Before Pamela Anderson, there was Brigitte Bardot, whose momentous career has gone largely unscrutinized in the 27 years since her retirement. The release this week of four Bardot movies and a documentary, Brigitte Bardot . . . Take One, on VHS and DVD, is unlikely to restore Bébé to cult status, yet they offer a disorienting view into a world simultaneously liberated and repressive. Just as uninhibited sexual pleasure was a lively currency in pre-Code films, Bardot’s celebrate her own unfettered concupiscence—and are steeped in what we now think of as misogyny.
The recent death of Roger Vadim, Bardot’s first husband and Svengali, makes Anchor Bay Entertainment’s box set timely—he wrote the engagingly silly nightclub comedy Naughty Girl (1955), directed by the journeyman Michel Boisrond, and was responsible for the “artistic direction” of the slapstick romance Please Not Now (1961), after she had its original director, Jean Aurel, fired.

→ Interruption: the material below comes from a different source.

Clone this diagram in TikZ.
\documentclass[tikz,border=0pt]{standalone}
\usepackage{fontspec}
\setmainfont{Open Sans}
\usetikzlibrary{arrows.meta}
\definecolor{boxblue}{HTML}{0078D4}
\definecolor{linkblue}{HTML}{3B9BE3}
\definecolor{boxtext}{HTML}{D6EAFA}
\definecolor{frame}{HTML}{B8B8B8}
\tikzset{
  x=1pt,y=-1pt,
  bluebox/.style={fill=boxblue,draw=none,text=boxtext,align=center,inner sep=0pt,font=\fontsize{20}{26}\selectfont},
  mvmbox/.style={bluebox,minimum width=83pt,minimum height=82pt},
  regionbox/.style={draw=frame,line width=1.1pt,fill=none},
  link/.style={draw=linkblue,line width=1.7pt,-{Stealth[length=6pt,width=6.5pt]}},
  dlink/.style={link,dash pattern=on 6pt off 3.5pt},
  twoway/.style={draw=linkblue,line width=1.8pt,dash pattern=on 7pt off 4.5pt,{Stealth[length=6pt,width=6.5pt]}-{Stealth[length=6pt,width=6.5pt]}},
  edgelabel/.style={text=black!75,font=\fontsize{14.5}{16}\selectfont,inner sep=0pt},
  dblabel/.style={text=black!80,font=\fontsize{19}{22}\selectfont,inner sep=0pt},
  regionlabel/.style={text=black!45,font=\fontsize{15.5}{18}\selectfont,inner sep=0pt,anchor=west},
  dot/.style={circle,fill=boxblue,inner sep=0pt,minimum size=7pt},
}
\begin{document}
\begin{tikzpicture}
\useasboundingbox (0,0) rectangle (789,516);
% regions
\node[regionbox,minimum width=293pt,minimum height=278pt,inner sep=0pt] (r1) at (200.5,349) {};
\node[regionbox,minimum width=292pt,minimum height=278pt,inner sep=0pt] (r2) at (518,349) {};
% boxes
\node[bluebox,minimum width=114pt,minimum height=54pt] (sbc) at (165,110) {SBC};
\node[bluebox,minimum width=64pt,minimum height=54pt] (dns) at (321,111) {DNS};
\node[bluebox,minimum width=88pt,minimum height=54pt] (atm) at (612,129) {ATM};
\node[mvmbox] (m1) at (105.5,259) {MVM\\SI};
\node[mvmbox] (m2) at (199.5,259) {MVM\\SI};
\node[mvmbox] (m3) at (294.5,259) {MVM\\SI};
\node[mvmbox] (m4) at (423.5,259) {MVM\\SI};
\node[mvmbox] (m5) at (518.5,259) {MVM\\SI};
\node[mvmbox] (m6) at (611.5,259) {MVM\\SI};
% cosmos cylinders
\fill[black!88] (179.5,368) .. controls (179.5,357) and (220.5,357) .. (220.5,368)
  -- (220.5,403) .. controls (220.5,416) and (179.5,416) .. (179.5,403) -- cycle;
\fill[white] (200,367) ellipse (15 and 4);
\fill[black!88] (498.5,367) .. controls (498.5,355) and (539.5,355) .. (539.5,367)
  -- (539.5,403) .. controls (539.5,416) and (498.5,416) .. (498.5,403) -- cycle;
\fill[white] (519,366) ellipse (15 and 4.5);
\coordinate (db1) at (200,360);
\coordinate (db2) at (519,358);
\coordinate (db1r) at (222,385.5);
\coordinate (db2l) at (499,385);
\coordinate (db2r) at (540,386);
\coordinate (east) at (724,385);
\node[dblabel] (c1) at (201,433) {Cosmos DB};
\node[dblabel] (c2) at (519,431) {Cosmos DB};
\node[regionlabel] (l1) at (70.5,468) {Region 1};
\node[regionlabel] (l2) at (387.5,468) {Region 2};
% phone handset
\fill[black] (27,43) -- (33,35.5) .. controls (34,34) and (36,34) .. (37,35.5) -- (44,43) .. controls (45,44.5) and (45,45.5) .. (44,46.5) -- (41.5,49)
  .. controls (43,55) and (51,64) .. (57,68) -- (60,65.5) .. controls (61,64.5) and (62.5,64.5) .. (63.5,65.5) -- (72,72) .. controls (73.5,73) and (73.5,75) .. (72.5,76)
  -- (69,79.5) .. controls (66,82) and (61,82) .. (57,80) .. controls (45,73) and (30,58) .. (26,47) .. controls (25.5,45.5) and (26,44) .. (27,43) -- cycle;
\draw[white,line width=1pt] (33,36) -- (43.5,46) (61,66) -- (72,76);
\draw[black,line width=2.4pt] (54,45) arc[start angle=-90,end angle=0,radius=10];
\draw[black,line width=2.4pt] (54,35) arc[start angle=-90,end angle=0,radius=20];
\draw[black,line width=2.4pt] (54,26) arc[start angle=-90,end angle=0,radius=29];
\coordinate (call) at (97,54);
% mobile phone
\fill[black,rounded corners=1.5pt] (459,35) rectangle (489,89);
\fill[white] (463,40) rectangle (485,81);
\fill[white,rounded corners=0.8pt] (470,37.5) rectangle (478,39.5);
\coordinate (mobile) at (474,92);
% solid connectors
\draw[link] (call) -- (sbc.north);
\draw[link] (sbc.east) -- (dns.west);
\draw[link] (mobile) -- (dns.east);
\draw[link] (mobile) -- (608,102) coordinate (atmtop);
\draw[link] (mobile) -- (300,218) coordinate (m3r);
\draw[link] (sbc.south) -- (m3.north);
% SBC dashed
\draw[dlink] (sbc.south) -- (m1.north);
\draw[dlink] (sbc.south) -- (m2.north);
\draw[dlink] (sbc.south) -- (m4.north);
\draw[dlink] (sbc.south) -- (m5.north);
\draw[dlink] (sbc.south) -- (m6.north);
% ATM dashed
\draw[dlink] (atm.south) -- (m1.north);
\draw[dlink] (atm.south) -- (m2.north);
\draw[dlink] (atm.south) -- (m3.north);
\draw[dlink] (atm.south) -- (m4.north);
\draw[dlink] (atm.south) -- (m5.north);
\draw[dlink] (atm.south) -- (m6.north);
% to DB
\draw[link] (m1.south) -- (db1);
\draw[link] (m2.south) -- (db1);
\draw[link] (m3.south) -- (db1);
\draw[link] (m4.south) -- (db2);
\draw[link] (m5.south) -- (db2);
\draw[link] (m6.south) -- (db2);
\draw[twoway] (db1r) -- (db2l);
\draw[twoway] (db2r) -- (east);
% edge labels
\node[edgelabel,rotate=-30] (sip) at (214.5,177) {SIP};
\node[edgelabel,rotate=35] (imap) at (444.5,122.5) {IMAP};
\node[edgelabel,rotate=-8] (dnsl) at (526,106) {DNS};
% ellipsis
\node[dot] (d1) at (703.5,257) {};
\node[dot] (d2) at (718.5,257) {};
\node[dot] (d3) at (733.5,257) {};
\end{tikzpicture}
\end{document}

Boisrond helmed her in the convoluted thriller Come Dance With Me (1959), and Aurel got his revenge plying Bardot as a willing secretary to a blocked lothario writer in the appalling Les Femmes (1969). These titles are not, as Anchor Bay claims, “Bardot’s four most sought-after movies,” but presumably the rights to Vadim’s epochal Et Dieu Créa la Femme (1956), Henri-Georges Clouzot’s La Vérité (1960)—in which she did her best acting—Louis Malle’s Vie Privée (1961), and Godard’s Contempt (1963) were unavailable.
Bardot was still an appealing gamine, elfin and brunette, in Naughty Girl, but within a year Vadim turned her into a postcoitally tousled blonde and France’s biggest sex symbol with Et Dieu, and the films she made in its wake exploited her willingness to shed. She’s nothing less than resplendent unclad and pouting, but it’s unsettling these days to see her naked beside so many fully dressed men. There’s something especially nasty about the way Vadim composed two shots in Please Not Now, in which she plays a sweet-natured model, to make her seem like a supplicant about to perform fellatio (they were already divorced by then).
That Bardot colluded in the endless jokes films made about her tits and agreed to appear in something as tawdry as Les Femmes when she was 35 reflects the times as much as it does her self-admitted lack of discernment. It’s a relief to learn from the documentary that Bardot exerted much more control over the men in her life than they did over her—she slapped the manipulative Clouzot in the face and trod on his feet when he abused her on the set. Perhaps the real sadness of Bardot’s career is that there was a graceful natural actress hidden away under the increasingly thick pancake and mascara and the candy-floss mane—and that she retired too early. The funny, self-deprecating interview she gave the documentary suggests she could yet be a wise old woman of the French screen—Virginie Ledoyen’s grandma, perhaps?